Continuous Deployment for Pods
Hello,
I recently transitioned from using Serverless Endpoints to Pods, but I'm encountering issues with my existing build and deployment workflow. Previously, with Serverless Endpoints, I had a setup in GitHub where I used GitHub Actions workflows to build container images, push them to my registry, and update the template image reference via the GraphQL API. When I updated the template, the endpoint would automatically restart and pull the new image.
However, with Pods, this behavior doesn't seem to work the same way. Even after updating the template, the Pod continues running the "old" image and doesn't refresh automatically. Could you suggest a method to trigger a dynamic update or replacement of the Pod? Additionally, are there any other deployment strategies you recommend for my situation? I appreciate your assistance!
Thank you!
10 Replies
Yes, for serverless we handle worker updates for you, for pod you probably have to write more code to stop the pod, trigger our graphql api update template and call our api again to start the pod. Just curious what is the reason for you to switch from serverless to pod?
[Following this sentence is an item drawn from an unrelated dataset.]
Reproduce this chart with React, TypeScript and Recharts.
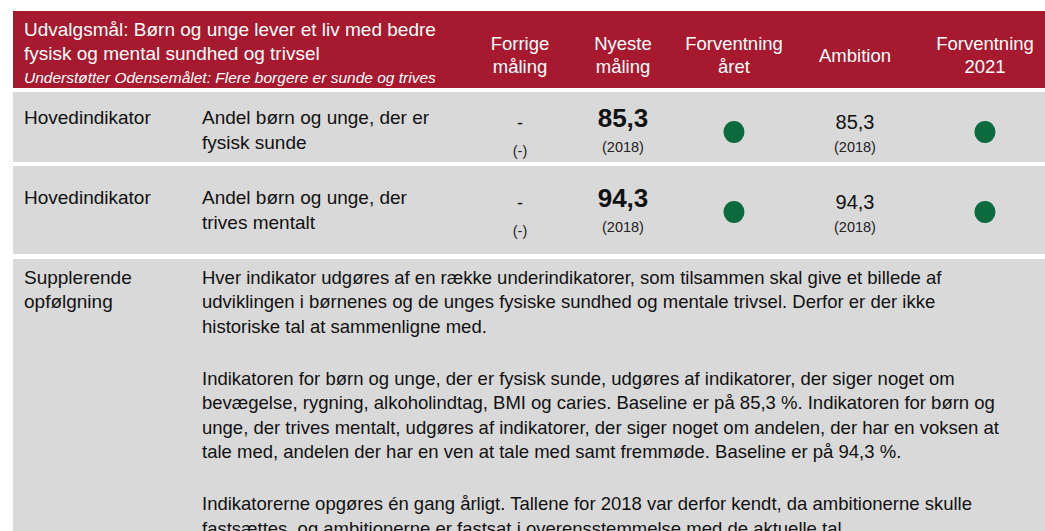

Thank you for your response. This approach was pretty much what I had in mind. We had to transition to using Pods because we needed to send specific files, like pictures, to be processed by models. With the input payload, we were restricted to sending them only as Base64, which didn't meet our requirements. Now, by using Pods, we can set up our own Flask server to handle any kind of HTTP requests, files, etc.
I see. One thing you could try is, instead of sending the entire pictures or files with each request, save them to a cloud storage location. Then, when sending requests, include the file name and path (or cloud storage bucket name) and have the serverless worker download the files from your cloud storage. This way, you’re not limited by input size. Similarly, after processing, you can have the serverless worker upload the results back to your cloud storage and simply return a success or failure status in the response.
Thanks for the suggestion! If we were the only users, that would be an interesting approach. However, since our business involves providing an API endpoint for customers to upload their pictures and receive processed ones, I don't think this could be accomplished with a Serverless setup without using a proxy gateway to upload the images to Cloud storage, as you mentioned, or convert them to Base64 strings before sending them to the workers.
Thanks! If it get it @yhlong00000, there's one app running in a pod (script 1), and the other as a serverless endpoint (script 2), isn't it?
The first one you can run it on any cloud provider(e.g. aws api gateway + lambda or our cpu pod or our cpu serverless) , since it just need a cpu, second one on runpod gpu serverless
That's perfect, I'll try that. Thanks again!
Could you share the GraphQL schema @yhlong00000 ?
Because for some reason there seem to be discrepancies between the examples in the documentation and the GraphQL spec at https://graphql-spec.runpod.io/. I can't see all the mutations in the specs.
I’m sorry, but I don’t have a schema to share at the moment. The link you have is the official one. I understand it’s not ideal, and we’re currently working on a more user-friendly REST API for developers, complete with better documentation. We’ll announce it as soon as it’s available.